Retype each line of the material exactly, please, skipping any picture in it.

* Supplied information:
## Start

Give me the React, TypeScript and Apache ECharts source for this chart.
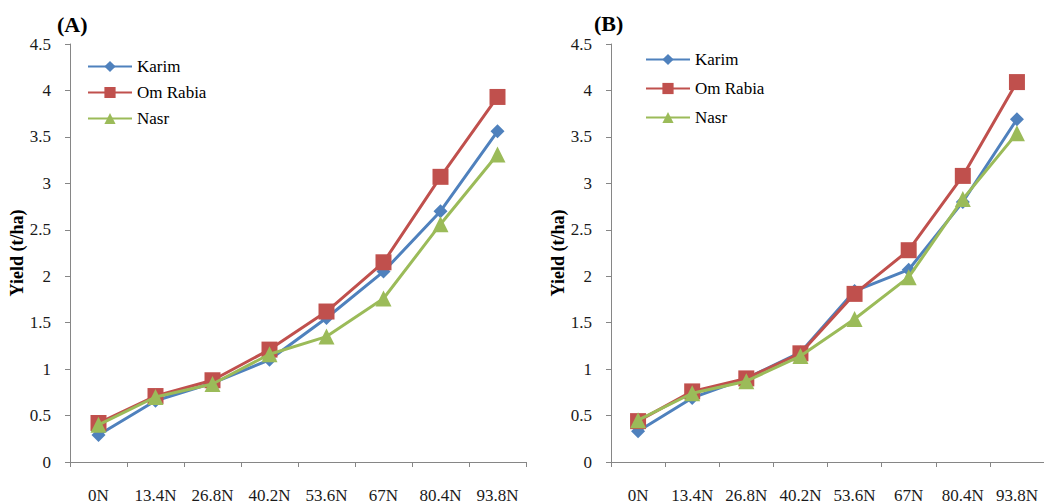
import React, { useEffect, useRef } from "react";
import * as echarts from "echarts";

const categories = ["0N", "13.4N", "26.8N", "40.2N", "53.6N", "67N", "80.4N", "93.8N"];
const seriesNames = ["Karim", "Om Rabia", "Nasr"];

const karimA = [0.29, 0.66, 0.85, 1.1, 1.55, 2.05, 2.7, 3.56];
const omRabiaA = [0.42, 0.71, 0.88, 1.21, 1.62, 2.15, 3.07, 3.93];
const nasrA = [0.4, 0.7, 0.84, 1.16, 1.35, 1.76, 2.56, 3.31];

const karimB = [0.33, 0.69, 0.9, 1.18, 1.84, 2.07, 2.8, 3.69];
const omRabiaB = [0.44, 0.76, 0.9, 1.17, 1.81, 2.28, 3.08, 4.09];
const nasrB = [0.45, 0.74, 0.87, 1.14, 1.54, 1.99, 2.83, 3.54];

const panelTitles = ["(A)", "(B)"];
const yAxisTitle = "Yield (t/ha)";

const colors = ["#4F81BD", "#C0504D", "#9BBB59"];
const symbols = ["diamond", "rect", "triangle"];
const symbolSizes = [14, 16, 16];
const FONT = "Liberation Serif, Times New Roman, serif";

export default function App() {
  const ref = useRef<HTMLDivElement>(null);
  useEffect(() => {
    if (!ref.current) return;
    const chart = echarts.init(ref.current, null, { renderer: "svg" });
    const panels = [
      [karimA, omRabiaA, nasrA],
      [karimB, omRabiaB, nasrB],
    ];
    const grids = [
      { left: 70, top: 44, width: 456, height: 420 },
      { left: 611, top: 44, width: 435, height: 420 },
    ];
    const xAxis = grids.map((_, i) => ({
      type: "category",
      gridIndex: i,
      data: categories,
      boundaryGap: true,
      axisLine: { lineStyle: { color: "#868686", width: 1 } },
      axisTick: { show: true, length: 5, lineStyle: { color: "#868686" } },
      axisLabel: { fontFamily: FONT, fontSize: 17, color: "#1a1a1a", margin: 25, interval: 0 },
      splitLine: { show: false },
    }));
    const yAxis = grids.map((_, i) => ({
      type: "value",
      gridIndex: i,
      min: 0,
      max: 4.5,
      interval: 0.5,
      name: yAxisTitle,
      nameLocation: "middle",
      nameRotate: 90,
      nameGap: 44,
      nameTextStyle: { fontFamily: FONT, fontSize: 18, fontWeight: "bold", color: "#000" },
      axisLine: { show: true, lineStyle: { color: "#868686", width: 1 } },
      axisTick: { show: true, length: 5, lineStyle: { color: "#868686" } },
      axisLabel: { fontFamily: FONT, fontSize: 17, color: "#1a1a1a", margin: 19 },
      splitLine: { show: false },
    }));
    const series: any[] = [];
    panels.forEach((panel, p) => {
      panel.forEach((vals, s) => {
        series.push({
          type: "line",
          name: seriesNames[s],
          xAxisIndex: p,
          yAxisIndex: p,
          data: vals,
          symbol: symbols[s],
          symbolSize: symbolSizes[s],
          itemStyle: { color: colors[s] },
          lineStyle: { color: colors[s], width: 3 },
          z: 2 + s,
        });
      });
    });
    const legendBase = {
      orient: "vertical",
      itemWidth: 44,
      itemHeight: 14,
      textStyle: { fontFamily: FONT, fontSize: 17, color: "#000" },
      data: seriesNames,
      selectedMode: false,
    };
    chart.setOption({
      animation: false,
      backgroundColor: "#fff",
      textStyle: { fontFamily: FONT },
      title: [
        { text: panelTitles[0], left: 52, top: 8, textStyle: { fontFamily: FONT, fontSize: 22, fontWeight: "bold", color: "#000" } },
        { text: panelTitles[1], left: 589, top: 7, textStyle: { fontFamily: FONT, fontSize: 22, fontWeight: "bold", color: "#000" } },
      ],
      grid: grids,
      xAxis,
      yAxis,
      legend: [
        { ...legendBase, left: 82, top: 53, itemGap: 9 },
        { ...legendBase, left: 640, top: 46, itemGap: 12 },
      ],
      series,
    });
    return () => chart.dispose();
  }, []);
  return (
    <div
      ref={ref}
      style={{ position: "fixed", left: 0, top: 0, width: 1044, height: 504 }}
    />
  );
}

## End

* Complete answer:
Give me the React, TypeScript and Apache ECharts source for this chart.
import React, { useEffect, useRef } from "react";
import * as echarts from "echarts";

const categories = ["0N", "13.4N", "26.8N", "40.2N", "53.6N", "67N", "80.4N", "93.8N"];
const seriesNames = ["Karim", "Om Rabia", "Nasr"];

const karimA = [0.29, 0.66, 0.85, 1.1, 1.55, 2.05, 2.7, 3.56];
const omRabiaA = [0.42, 0.71, 0.88, 1.21, 1.62, 2.15, 3.07, 3.93];
const nasrA = [0.4, 0.7, 0.84, 1.16, 1.35, 1.76, 2.56, 3.31];

const karimB = [0.33, 0.69, 0.9, 1.18, 1.84, 2.07, 2.8, 3.69];
const omRabiaB = [0.44, 0.76, 0.9, 1.17, 1.81, 2.28, 3.08, 4.09];
const nasrB = [0.45, 0.74, 0.87, 1.14, 1.54, 1.99, 2.83, 3.54];

const panelTitles = ["(A)", "(B)"];
const yAxisTitle = "Yield (t/ha)";

const colors = ["#4F81BD", "#C0504D", "#9BBB59"];
const symbols = ["diamond", "rect", "triangle"];
const symbolSizes = [14, 16, 16];
const FONT = "Liberation Serif, Times New Roman, serif";

export default function App() {
  const ref = useRef<HTMLDivElement>(null);
  useEffect(() => {
    if (!ref.current) return;
    const chart = echarts.init(ref.current, null, { renderer: "svg" });
    const panels = [
      [karimA, omRabiaA, nasrA],
      [karimB, omRabiaB, nasrB],
    ];
    const grids = [
      { left: 70, top: 44, width: 456, height: 420 },
      { left: 611, top: 44, width: 435, height: 420 },
    ];
    const xAxis = grids.map((_, i) => ({
      type: "category",
      gridIndex: i,
      data: categories,
      boundaryGap: true,
      axisLine: { lineStyle: { color: "#868686", width: 1 } },
      axisTick: { show: true, length: 5, lineStyle: { color: "#868686" } },
      axisLabel: { fontFamily: FONT, fontSize: 17, color: "#1a1a1a", margin: 25, interval: 0 },
      splitLine: { show: false },
    }));
    const yAxis = grids.map((_, i) => ({
      type: "value",
      gridIndex: i,
      min: 0,
      max: 4.5,
      interval: 0.5,
      name: yAxisTitle,
      nameLocation: "middle",
      nameRotate: 90,
      nameGap: 44,
      nameTextStyle: { fontFamily: FONT, fontSize: 18, fontWeight: "bold", color: "#000" },
      axisLine: { show: true, lineStyle: { color: "#868686", width: 1 } },
      axisTick: { show: true, length: 5, lineStyle: { color: "#868686" } },
      axisLabel: { fontFamily: FONT, fontSize: 17, color: "#1a1a1a", margin: 19 },
      splitLine: { show: false },
    }));
    const series: any[] = [];
    panels.forEach((panel, p) => {
      panel.forEach((vals, s) => {
        series.push({
          type: "line",
          name: seriesNames[s],
          xAxisIndex: p,
          yAxisIndex: p,
          data: vals,
          symbol: symbols[s],
          symbolSize: symbolSizes[s],
          itemStyle: { color: colors[s] },
          lineStyle: { color: colors[s], width: 3 },
          z: 2 + s,
        });
      });
    });
    const legendBase = {
      orient: "vertical",
      itemWidth: 44,
      itemHeight: 14,
      textStyle: { fontFamily: FONT, fontSize: 17, color: "#000" },
      data: seriesNames,
      selectedMode: false,
    };
    chart.setOption({
      animation: false,
      backgroundColor: "#fff",
      textStyle: { fontFamily: FONT },
      title: [
        { text: panelTitles[0], left: 52, top: 8, textStyle: { fontFamily: FONT, fontSize: 22, fontWeight: "bold", color: "#000" } },
        { text: panelTitles[1], left: 589, top: 7, textStyle: { fontFamily: FONT, fontSize: 22, fontWeight: "bold", color: "#000" } },
      ],
      grid: grids,
      xAxis,
      yAxis,
      legend: [
        { ...legendBase, left: 82, top: 53, itemGap: 9 },
        { ...legendBase, left: 640, top: 46, itemGap: 12 },
      ],
      series,
    });
    return () => chart.dispose();
  }, []);
  return (
    <div
      ref={ref}
      style={{ position: "fixed", left: 0, top: 0, width: 1044, height: 504 }}
    />
  );
}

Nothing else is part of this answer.